Et si, avec votre iPhone, vous prêtiez vos yeux pendant quelques instants à une personne souffrant d'une déficience visuelle ? Imaginez une situation où une personne aveugle a besoin par exemple de savoir si la boite d'aliment qu'elle a en main est expirée. Ou quels sont ses ingrédients. Ou ce que dit une lettre reçue au courrier.
C'est là qu'intervient BeMyEyes, une initiative danoise née il y a deux ans et qui veut maintenant sortir de ses frontières. L'idée est futée. Il s'agit de créer un réseau comprenant des gens qui peuvent avoir besoin d'aide et des volontaires prêts à leur donner un coup de main à tout moment. Tous sont réunis via leur téléphone et une plateforme audiovidéo.
La personne déficiente visuelle va ouvrir l'app BeMyEyes (téléchargez l'application sur l'App Store) qui va la mettre en relation avec un volontaire. Une liaison vidéo est établie et le mal-voyant va filmer et montrer avec son téléphone l'objet de son interrogation. Le volontaire, voyant l'image, va pouvoir lui apporter sans délai une réponse ou un conseil. D'où cette notion de "prêter ses yeux". En quelques secondes le problème est réglé et chacun retourne vaquer à ses occupations.

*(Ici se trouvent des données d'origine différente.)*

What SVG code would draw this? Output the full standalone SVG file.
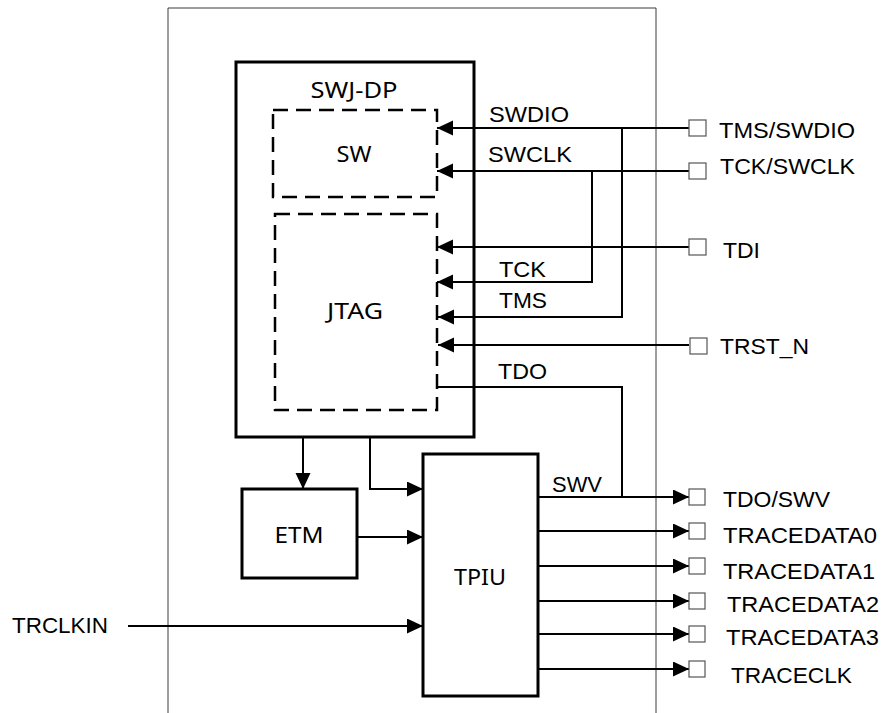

Le système a plusieurs avantages. L'appelant n'a pas à choisir un correspondant. C'est l'app qui envoie une requête et gère la mise en relation. Si le volontaire trouvé n'est pas disponible sur le moment, il le signifie et l'app va chercher quelqu'un d'autre.
Dans une courte présentation pleine d'humour à TEDxCopenhague, Hans Jørgen Wiberg (@hjwiberg) expliquait les difficultés quotidiennes que peuvent rencontrer des mal-voyants et l'inadéquation de solutions comme Skype ou FaceTime. On peut bien entendu se faire aider par son voisin lorsqu'on est coincé sur quelque chose chez soi, mais il y a une limite à déranger son entourage pour un oui ou pour un non. Ces va et vient sont aussi une perte de temps alors qu'on pourrait avoir une réponse presque immédiatement sans se déplacer.
Ensuite, avec des logiciels de visioconférence classiques, on ne peut qu'appeler un nombre réduit de personnes, celles de son carnet d'adresses. Des gens qui ne seront pas nécessairement disponibles, voire même enclins à vous aider. Avec BeMyEyes, les interlocuteurs ont justement choisi de se rendre disponibles. Ils peuvent ne pas l'être au moment donné mais alors un autre dans cette chaîne de solidarité prendra le relai. Il faut en revanche que ce réseau soit le plus étoffé possible.
Hans Jørgen Wiberg, le fondateur de BeMyEyes (dont le champ de vision s'est considérablement réduit au fil des années) a d'abord lancé ce service au Danemark. Depuis quelques jours il est entré dans une phase d'internationalisation, avec de nouvelles langues. Il y a l'italien, le tchèque, le finnois, le norvégien, le roumain, le slovaque, le suédois et l'allemand. Pas encore de français.
BeMyEyes est gratuit, il a été démarré avec un financement participatif. La pérennité de cette association à but non lucratif n'est toutefois pas assurée. Les serveurs qui mettent en relation les gens et assurent les échanges vidéo ont un coût. Au-delà de septembre prochain il faudra trouver un modèle économique ou un soutien capables d'assurer un financement à plus long terme (abonnement, dons…).
Cela ne fonctionne aussi que sur iOS du fait de choix techniques pour la vidéo. Mais c'est aussi une question de ressources. Le code des logiciels client et serveur est à disposition sur GitHub pour un portage vers Android ou pour recevoir des améliorations. Ce matin, BeMyEyes annonçait avoir enregistré plus de 12 000 volontaires pour un peu plus de 1 000 mal-voyants et 1 900 demandes d'assistances ont été effectuées.